**EXERCISE**: Using the listing below, report all lines holding the word "source".

**INPUT ROWS**:

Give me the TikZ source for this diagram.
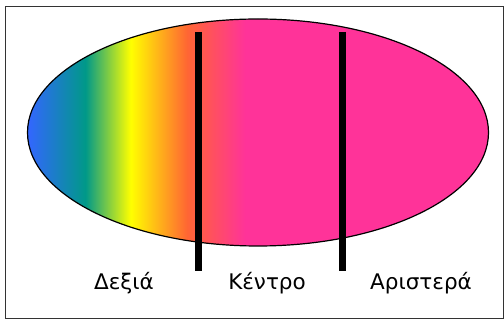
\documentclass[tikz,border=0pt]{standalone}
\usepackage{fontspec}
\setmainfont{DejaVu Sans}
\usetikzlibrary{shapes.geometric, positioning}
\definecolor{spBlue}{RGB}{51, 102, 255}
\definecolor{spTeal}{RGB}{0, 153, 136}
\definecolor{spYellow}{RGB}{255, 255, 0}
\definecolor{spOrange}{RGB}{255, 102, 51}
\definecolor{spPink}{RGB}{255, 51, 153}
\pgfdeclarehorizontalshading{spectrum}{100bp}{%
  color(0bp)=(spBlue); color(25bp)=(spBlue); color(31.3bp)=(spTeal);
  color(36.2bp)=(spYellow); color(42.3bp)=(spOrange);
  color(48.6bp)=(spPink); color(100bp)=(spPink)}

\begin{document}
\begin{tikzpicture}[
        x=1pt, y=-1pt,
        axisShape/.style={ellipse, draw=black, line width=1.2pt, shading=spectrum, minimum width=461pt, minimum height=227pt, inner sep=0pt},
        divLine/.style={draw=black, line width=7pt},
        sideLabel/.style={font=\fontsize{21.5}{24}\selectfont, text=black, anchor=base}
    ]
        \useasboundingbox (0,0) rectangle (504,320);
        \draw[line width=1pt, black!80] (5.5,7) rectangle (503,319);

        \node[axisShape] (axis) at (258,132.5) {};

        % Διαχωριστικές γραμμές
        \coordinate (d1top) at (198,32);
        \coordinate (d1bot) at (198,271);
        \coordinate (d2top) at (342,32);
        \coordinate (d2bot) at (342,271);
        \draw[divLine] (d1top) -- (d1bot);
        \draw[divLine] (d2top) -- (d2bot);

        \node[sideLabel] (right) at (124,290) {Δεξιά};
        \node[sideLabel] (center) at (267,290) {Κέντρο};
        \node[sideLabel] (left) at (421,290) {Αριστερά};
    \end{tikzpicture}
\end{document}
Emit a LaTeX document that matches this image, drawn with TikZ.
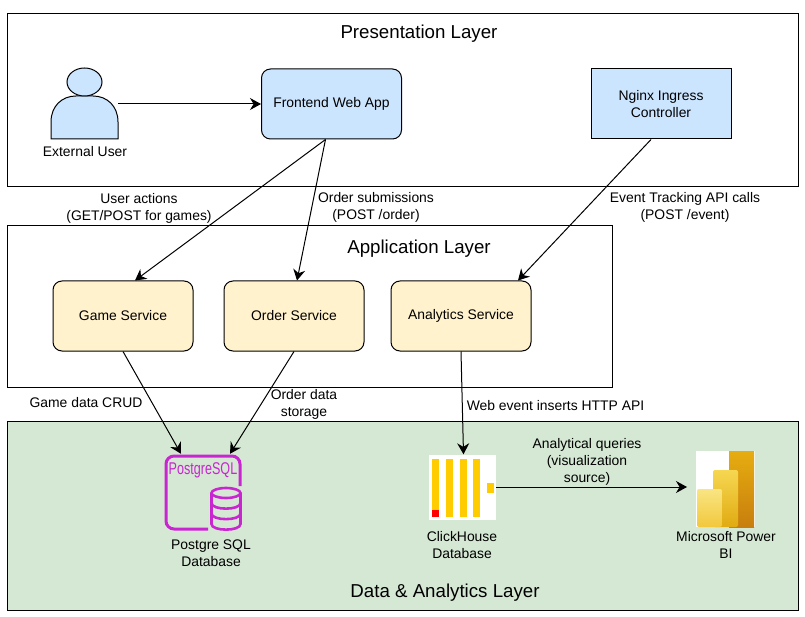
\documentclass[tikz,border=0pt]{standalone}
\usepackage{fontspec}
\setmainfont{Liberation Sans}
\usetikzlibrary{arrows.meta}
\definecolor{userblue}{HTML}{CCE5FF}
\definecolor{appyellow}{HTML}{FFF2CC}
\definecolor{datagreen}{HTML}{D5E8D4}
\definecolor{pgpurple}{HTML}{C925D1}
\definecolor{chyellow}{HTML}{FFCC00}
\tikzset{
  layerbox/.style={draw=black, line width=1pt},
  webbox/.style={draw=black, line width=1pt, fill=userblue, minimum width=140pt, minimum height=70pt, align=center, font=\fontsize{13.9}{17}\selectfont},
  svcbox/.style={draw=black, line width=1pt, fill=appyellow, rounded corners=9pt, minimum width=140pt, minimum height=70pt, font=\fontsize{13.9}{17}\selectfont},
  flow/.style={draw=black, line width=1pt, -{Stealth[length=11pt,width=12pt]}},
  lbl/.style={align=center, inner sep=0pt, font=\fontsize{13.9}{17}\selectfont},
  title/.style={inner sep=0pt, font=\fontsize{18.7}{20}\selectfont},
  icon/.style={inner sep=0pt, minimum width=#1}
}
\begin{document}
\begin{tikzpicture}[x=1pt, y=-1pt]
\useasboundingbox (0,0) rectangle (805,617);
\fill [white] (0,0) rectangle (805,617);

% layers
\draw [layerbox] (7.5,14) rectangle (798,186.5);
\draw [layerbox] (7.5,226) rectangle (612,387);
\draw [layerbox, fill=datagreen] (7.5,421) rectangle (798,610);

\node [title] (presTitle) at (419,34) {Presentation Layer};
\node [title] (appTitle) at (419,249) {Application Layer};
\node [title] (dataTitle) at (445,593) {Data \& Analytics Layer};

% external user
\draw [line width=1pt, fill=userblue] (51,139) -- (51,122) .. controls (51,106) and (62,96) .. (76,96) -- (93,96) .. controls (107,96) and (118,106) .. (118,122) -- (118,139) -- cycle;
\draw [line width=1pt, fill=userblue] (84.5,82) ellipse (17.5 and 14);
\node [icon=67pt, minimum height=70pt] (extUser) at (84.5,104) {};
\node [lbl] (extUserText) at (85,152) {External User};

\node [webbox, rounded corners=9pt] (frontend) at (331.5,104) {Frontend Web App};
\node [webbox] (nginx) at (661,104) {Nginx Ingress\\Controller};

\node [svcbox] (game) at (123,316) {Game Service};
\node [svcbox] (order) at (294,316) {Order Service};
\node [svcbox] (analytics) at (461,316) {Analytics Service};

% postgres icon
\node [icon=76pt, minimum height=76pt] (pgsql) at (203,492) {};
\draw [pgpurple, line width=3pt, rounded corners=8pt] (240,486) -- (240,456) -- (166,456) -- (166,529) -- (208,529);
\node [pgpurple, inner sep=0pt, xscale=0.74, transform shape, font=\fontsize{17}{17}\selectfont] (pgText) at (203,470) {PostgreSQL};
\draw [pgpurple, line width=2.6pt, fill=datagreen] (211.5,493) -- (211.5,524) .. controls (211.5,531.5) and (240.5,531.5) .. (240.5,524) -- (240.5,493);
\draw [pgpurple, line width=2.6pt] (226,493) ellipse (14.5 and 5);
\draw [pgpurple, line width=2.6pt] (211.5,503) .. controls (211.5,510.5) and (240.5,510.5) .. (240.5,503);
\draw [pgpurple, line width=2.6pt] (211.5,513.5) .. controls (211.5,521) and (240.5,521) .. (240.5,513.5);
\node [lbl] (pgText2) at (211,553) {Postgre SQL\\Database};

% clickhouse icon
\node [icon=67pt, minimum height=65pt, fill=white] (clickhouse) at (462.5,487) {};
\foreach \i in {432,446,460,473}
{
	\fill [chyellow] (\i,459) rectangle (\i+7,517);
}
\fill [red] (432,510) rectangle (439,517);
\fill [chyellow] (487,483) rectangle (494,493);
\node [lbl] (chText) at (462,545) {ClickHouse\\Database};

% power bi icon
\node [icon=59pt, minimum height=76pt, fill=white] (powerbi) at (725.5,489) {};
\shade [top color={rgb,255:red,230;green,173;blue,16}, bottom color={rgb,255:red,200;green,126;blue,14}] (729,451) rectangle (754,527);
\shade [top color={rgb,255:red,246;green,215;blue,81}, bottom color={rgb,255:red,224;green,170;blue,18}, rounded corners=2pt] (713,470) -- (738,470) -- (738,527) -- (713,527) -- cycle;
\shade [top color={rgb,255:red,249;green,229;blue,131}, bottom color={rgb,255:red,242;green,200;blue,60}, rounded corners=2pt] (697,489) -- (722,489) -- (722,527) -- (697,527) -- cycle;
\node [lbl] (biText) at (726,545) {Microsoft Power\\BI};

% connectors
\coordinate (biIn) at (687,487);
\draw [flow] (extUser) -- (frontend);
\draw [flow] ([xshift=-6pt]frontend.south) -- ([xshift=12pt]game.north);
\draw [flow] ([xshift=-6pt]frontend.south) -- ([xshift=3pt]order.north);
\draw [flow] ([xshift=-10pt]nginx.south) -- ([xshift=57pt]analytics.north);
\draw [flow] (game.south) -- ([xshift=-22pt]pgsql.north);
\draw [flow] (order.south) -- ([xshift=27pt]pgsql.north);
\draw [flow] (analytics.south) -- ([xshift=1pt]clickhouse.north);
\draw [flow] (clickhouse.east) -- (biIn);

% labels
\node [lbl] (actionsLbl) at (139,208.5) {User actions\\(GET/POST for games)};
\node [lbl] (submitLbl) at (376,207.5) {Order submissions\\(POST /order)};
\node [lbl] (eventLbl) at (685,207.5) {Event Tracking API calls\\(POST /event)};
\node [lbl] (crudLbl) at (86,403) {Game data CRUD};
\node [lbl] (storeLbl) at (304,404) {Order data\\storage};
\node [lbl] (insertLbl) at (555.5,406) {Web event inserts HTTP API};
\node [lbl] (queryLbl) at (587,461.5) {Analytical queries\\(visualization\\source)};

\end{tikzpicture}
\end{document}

**RESPONSE TO THIS TASK**:
Give me the TikZ source for this diagram.
\node [lbl] (queryLbl) at (587,461.5) {Analytical queries\\(visualization\\source)};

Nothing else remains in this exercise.